Although Chinese people of this area have settled here over the generations, they are keen on practicing their mother languages. "Chinese language is hard to grasp" says Mrs. Liang, the head teacher of the 80 year's old school in China Town. "You need to learn 400 characters for simple communication and at least 2000 characters if you want to be a writer or scholar. To uphold our mother language and tradition, we have set up this Pi Mei school, a school solely established to teach Chinese to the Chinese students."

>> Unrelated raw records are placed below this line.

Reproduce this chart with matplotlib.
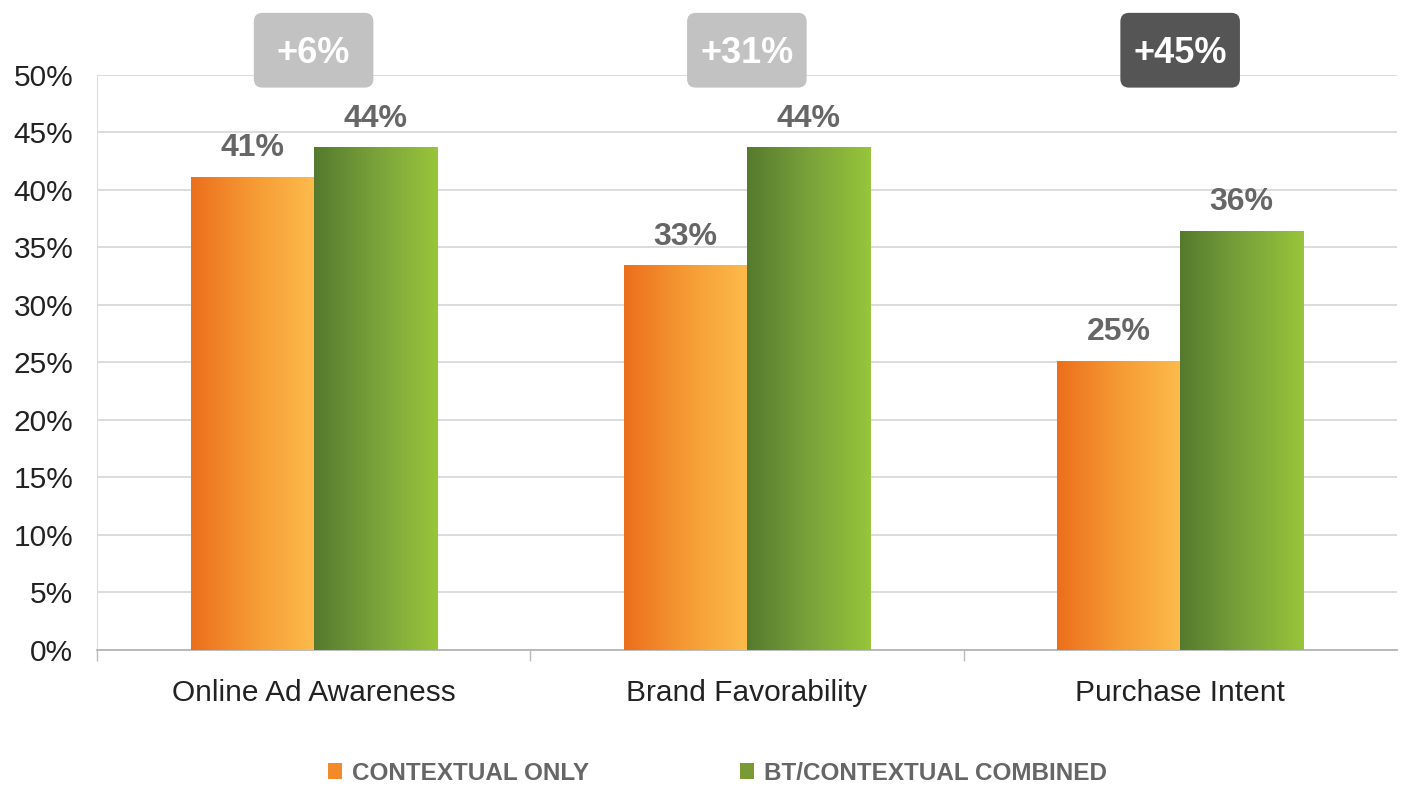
import numpy as np
import matplotlib
matplotlib.use("Agg")
import matplotlib.pyplot as plt
from matplotlib.patches import FancyBboxPatch, Patch
from matplotlib.colors import LinearSegmentedColormap

plt.rcParams["font.family"] = ["Liberation Sans", "DejaVu Sans"]

categories = ["Online Ad Awareness", "Brand Favorability", "Purchase Intent"]
contextual_only = [41.1, 33.4, 25.1]
bt_combined = [43.7, 43.7, 36.4]
lift_labels = ["+6%", "+31%", "+45%"]
lift_dark = [False, False, True]
series_names = ["CONTEXTUAL ONLY", "BT/CONTEXTUAL COMBINED"]
yticks = np.arange(0, 51, 5)

orange_cmap = LinearSegmentedColormap.from_list("orange", ["#ec6f1c", "#f59a34", "#fdbb4c"])
green_cmap = LinearSegmentedColormap.from_list("green", ["#557a2e", "#79a23a", "#98c53b"])

fig = plt.figure(figsize=(14.01, 7.89), dpi=100)
ax = fig.add_axes([0.0692, 0.1762, 0.9278, 0.7288])

x = np.arange(len(categories))
w = 0.284
bars_o = ax.bar(x - w / 2, contextual_only, w, color="none", zorder=3)
bars_g = ax.bar(x + w / 2, bt_combined, w, color="none", zorder=3)

# left-to-right gradient fill inside each bar
grad = np.linspace(0, 1, 256).reshape(1, -1)
for bars, cmap in [(bars_o, orange_cmap), (bars_g, green_cmap)]:
    for b in bars:
        x0, y0 = b.get_x(), b.get_y()
        ax.imshow(grad, cmap=cmap, aspect="auto", zorder=3,
                  extent=(x0, x0 + b.get_width(), y0, y0 + b.get_height()))
        ax.annotate("%d%%" % round(b.get_height()), (x0 + b.get_width() / 2, b.get_height()),
                    xytext=(0, 10), textcoords="offset points", ha="center", va="bottom",
                    fontsize=23, fontweight="bold", color="#666666", zorder=4)

# lift badges above each group
for xi, lab, dark in zip(x, lift_labels, lift_dark):
    face = "#555555" if dark else "#c2c2c2"
    box = FancyBboxPatch((xi - 0.138, 48.9), 0.276, 6.5,
                         boxstyle="round,pad=0,rounding_size=0.02", mutation_aspect=38,
                         facecolor=face, edgecolor="none", clip_on=False, zorder=5)
    ax.add_patch(box)
    ax.text(xi, 51.9, lab, ha="center", va="center", fontsize=26, fontweight="bold",
            color="white", zorder=6, clip_on=False)

ax.set_xlim(-0.5, 2.5)
ax.set_ylim(0, 50)
ax.set_yticks(yticks)
ax.set_yticklabels(["%d%%" % v for v in yticks])
ax.set_xticks(x)
ax.set_xticklabels(categories)
ax.set_xticks([-0.5, 0.5, 1.5], minor=True)
ax.tick_params(axis="x", which="major", length=0, pad=21, labelsize=21.5, labelcolor="#222222")
ax.tick_params(axis="x", which="minor", length=8, color="#bbbbbb", width=1)
ax.tick_params(axis="y", length=0, pad=17, labelsize=21.5, labelcolor="#222222")

ax.grid(axis="y", color="#d9d9d9", linewidth=1.3, zorder=0)
ax.set_axisbelow(True)
for s in ["top", "right"]:
    ax.spines[s].set_visible(False)
ax.spines["left"].set_color("#dddddd")
ax.spines["bottom"].set_color("#b5b5b5")
ax.spines["bottom"].set_linewidth(1.3)

handles = [Patch(facecolor="#f28a2a", edgecolor="none"), Patch(facecolor="#7a9a35", edgecolor="none")]
leg = fig.legend(handles, series_names, loc="center", bbox_to_anchor=(0.512, 0.02), ncol=2,
                 frameon=False, handlelength=0.6, handleheight=0.6, handletextpad=0.4,
                 columnspacing=6.2, prop={"weight": "bold", "size": 17.5})
for t in leg.get_texts():
    t.set_color("#666666")

fig.savefig("out.png", dpi=100)
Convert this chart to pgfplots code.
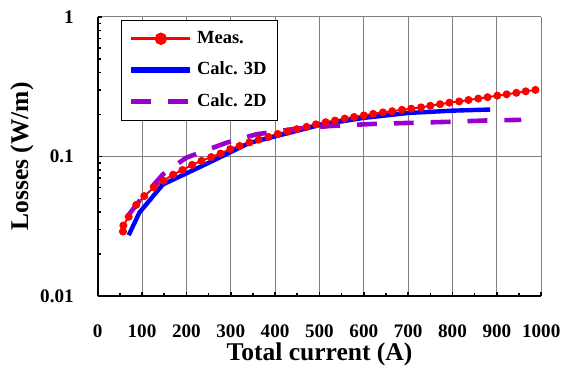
\documentclass[border=0pt]{standalone}
\usepackage{fontspec}
\setmainfont{Liberation Serif}
\usepackage{pgfplots}
\pgfplotsset{compat=1.18}
\definecolor{mred}{RGB}{255,0,0}
\definecolor{mblue}{RGB}{0,0,255}
\definecolor{mpurple}{RGB}{153,0,204}
\begin{document}
\begin{tikzpicture}
\begin{axis}[
  scale only axis,
  width=222.5pt, height=140pt,
  ymode=log,
  xmin=0, xmax=1000, ymin=0.01, ymax=1,
  xtick={0,100,...,1000},
  minor x tick num=1,
  ytick={0.01,0.1,1},
  yticklabels={0.01,0.1,1},
  minor ytick={0.02,0.03,0.04,0.05,0.06,0.07,0.08,0.09,0.2,0.3,0.4,0.5,0.6,0.7,0.8,0.9},
  axis x line*=bottom, axis y line*=left,
  axis line style={black, line width=1pt, -},
  tick align=inside,
  major tick length=2pt, minor tick length=1.5pt,
  tick style={black, line width=0.8pt},
  grid=major,
  major grid style={gray, line width=0.5pt},
  /pgf/number format/assume math mode=true,
  /pgf/number format/1000 sep={},
  ticklabel style={font=\bfseries\fontsize{9.6}{11}\selectfont},
  xticklabel style={yshift=-11pt},
  yticklabel style={xshift=-8.5pt},
  xlabel={Total current (A)},
  ylabel={Losses (W/m)},
  label style={font=\bfseries\fontsize{12.8}{14}\selectfont},
  xlabel style={at={(axis description cs:0.5,-0.232)}, anchor=base},
  ylabel style={at={(axis description cs:-0.1708,0.5)}, anchor=center},
  legend style={at={(0.053,0.99)}, anchor=north west, draw=black, line width=0.5pt,
    font=\bfseries\fontsize{9.3}{11}\selectfont, row sep=3.8pt,
    inner xsep=3.5pt, inner ysep=3.5pt},
  legend cell align=left,
  legend image code/.code={\draw[mark repeat=2,mark phase=2,#1] plot coordinates {(0pt,0pt) (14.75pt,0pt) (29.5pt,0pt)};},
]
\addplot[color=mred, line width=1pt, mark=*, mark size=1.75pt, mark options={solid, fill=mred, draw=mred, line width=0.5pt},
  legend image code/.code={\draw[mred, line width=1.5pt] (0pt,0pt) -- (29.5pt,0pt); \fill[mred] (14.75pt,0pt) circle (2.6pt);}] coordinates {
(57,0.029) (58,0.032) (70,0.037) (87,0.045) (105,0.052) (127,0.060) (148,0.067) (170,0.074)
(191,0.080) (213,0.087) (234,0.093) (256,0.099) (277,0.105) (299,0.113) (320,0.119) (342,0.126)
(363,0.132) (385,0.138) (406,0.145) (428,0.151) (449,0.157) (471,0.163) (492,0.170) (514,0.176)
(535,0.181) (557,0.187) (578,0.192) (600,0.197) (621,0.202) (643,0.207) (664,0.211) (686,0.216)
(707,0.220) (729,0.225) (750,0.231) (772,0.237) (793,0.243) (815,0.248) (836,0.254) (858,0.260)
(879,0.266) (901,0.273) (922,0.279) (944,0.286) (965,0.293) (987,0.300)
};
\addlegendentry{Meas.}
\addplot[color=mblue, line width=2.2pt,
  legend image code/.code={\draw[mblue, line width=2.8pt] (0pt,0pt) -- (29.5pt,0pt);}] coordinates {
(70,0.0273) (94,0.0396) (147,0.063) (250,0.090) (342,0.125) (454,0.154) (503,0.169)
(600,0.189) (700,0.205) (800,0.213) (885,0.217)
};
\addlegendentry{Calc. 3D}
\addplot[color=mpurple, line width=2.3pt, dash pattern=on 10pt off 8.5pt,
  legend image code/.code={\draw[mpurple, line width=2.6pt, dash pattern=on 10pt off 8.5pt] (0pt,0pt) -- (29.5pt,0pt);}] coordinates {
(68,0.0375) (94,0.048) (147,0.0744) (199,0.0978) (289,0.125) (357,0.144) (446,0.158)
(533,0.166) (619,0.171) (701,0.174) (787,0.177) (873,0.181) (955,0.183)
};
\addlegendentry{Calc. 2D}
\end{axis}
\path ([xshift=-49pt,yshift=-35pt]current axis.south west) rectangle ([xshift=12pt,yshift=8.5pt]current axis.north east);
\end{tikzpicture}
\end{document}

The school has two shifts. The morning shift is open for both Chinese and non-Chinese students up to grade V. The day shift is meant to teach only the Chinese language to Chinese students of primary to ICSE (10th grade) and ISE (12th grade) students. The 10th and 12th grade Chinese students who come here are students of different Indian schools. Here they come just to learn the mother tongue for their exams so that they can obtain a better marks in Chinese rather than trying a hand in Hindi or Bengali as a second language besides English. A number of pre-schoolers were seen taking lessons in Chinese.

Interestingly enough, both the Chinese and non-Chinese people of the vicinity tell us to visit a Chinese Kali mandir or temple of Hindu goddess Kali set up by the Chinese people who have adopted Hinduism as their faith. We meet 47 year old Chung Kuo Shing and 50 year old Leo Pao Shing before the temple. They are workers in some nearby leather factories. "We are Hindu Chinese", they tell us. They seem relatively poorer in comparison to the schoolteachers or staff and the hotel owners. Chen, 55, another Hindu Chinese, however is wealthy and he is the owner of a leather factory. These days there is more intermarriage between Chinese and Indians and parents on either side are quite accepting of such marriages.

Kolkata is a city immersed in history and tradition and the Chinese community is very much part of its heritage and charm.